▸ **Exercise**: Search the material for the string "script", then return every line where it is found.

A run of records:
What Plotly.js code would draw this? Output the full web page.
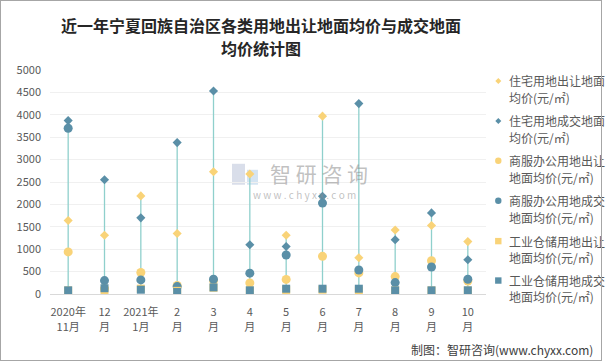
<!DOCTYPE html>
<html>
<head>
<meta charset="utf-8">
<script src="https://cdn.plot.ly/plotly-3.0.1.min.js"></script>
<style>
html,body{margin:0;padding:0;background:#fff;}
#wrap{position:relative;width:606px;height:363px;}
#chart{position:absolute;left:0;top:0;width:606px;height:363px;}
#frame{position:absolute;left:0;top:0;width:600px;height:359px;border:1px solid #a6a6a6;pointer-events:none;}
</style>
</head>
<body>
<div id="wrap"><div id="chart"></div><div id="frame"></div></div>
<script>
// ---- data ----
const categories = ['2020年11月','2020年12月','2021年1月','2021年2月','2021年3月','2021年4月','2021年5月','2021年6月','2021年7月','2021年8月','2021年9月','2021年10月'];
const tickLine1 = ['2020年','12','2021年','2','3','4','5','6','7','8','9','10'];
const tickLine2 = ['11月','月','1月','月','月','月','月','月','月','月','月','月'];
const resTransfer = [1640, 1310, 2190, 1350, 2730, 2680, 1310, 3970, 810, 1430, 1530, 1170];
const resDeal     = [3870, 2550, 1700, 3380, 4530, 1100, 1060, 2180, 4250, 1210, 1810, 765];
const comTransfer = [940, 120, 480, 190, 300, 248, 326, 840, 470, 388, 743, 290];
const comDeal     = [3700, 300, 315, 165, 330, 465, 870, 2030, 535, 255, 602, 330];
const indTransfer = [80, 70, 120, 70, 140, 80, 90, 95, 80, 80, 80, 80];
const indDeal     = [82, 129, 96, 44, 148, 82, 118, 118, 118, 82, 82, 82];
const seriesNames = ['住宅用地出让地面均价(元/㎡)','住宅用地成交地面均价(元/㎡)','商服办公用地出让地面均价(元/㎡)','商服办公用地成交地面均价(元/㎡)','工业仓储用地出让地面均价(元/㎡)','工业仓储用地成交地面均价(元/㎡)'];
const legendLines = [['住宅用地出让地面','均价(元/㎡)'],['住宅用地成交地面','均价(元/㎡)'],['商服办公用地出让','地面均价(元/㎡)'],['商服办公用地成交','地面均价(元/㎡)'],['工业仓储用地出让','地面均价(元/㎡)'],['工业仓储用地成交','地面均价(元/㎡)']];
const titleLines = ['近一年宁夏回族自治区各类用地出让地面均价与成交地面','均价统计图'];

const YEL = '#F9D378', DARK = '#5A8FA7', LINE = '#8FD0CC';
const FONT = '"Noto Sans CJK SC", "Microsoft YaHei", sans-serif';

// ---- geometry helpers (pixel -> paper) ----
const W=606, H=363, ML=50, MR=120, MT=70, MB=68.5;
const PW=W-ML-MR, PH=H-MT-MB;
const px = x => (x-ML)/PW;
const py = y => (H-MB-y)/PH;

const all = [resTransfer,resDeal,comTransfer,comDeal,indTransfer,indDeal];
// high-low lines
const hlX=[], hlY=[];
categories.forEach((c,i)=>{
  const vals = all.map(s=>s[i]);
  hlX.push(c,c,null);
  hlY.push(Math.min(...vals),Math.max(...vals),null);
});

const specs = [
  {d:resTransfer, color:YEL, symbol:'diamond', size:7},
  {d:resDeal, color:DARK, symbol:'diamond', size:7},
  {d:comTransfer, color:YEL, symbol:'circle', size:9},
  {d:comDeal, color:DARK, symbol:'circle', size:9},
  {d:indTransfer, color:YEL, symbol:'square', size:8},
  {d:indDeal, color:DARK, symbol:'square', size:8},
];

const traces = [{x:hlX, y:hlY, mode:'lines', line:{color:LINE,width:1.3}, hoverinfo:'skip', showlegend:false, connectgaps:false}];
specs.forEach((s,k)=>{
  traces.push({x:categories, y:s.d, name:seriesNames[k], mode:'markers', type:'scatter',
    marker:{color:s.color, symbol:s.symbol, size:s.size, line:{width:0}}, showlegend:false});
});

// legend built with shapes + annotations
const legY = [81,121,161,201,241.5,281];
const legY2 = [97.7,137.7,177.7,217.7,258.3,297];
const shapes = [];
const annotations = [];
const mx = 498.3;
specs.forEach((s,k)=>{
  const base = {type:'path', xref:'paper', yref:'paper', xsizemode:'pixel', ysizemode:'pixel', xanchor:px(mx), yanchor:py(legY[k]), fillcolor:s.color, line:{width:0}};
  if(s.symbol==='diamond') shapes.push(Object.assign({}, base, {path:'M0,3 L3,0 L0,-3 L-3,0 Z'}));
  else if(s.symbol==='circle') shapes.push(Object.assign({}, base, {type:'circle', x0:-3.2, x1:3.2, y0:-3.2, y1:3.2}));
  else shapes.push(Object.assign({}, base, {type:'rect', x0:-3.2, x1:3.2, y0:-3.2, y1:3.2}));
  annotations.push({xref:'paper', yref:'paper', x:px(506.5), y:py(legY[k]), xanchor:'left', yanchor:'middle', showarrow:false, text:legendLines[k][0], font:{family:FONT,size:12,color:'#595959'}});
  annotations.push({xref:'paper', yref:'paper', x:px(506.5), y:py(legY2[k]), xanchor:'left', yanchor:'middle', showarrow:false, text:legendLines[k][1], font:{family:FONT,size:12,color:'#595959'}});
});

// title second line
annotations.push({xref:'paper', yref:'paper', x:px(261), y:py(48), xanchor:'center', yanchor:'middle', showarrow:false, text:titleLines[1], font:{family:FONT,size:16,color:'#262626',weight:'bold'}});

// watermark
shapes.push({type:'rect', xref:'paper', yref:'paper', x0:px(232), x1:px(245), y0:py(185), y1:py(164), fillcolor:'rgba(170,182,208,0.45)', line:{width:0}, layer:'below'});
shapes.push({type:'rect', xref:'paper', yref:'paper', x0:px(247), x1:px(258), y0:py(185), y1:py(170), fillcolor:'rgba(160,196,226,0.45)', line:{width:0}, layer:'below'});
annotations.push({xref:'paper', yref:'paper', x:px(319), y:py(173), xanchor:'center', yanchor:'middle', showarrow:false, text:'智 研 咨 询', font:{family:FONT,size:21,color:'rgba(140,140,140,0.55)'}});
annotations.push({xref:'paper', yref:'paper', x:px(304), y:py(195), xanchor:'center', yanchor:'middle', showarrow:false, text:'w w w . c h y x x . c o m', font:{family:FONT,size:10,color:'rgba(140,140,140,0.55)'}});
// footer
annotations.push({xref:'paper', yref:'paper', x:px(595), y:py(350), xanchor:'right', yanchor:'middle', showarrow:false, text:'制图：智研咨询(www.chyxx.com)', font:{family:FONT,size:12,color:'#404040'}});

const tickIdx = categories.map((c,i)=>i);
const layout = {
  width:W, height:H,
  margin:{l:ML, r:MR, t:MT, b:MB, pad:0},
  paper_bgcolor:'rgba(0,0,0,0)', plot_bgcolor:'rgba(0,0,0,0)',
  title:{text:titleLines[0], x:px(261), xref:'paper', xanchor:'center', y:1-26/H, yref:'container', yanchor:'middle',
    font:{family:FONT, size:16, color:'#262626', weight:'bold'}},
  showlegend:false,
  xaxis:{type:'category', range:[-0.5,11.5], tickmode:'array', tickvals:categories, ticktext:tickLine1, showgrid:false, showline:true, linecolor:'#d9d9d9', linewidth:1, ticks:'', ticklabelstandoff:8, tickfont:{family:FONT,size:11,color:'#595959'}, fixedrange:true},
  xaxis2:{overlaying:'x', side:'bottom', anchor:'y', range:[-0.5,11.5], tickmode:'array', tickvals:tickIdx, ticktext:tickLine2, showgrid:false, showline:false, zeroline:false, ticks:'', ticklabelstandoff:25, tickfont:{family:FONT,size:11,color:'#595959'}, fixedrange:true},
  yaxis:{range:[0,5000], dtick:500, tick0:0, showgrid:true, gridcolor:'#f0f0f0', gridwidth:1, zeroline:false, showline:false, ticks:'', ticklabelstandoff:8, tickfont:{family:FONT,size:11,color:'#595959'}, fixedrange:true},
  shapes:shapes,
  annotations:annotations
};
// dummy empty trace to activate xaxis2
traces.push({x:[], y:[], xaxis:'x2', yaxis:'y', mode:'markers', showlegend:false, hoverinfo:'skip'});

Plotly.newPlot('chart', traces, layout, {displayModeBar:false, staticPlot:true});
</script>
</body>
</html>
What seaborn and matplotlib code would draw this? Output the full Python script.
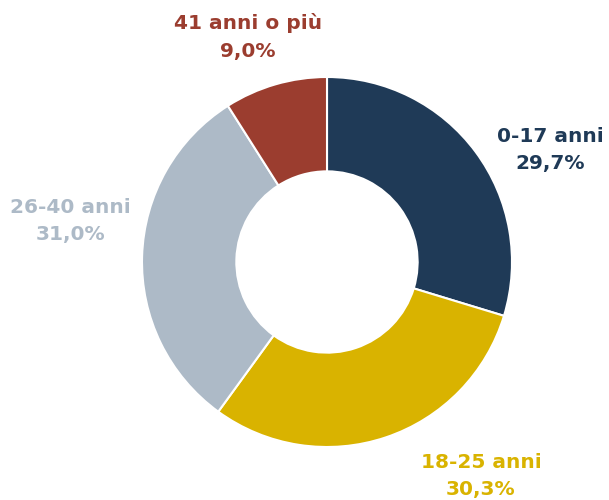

▸ **Result below**:
<script src="https://cdn.plot.ly/plotly-3.0.1.min.js"></script>
<script>
</script>
What seaborn and matplotlib code would draw this? Output the full Python script.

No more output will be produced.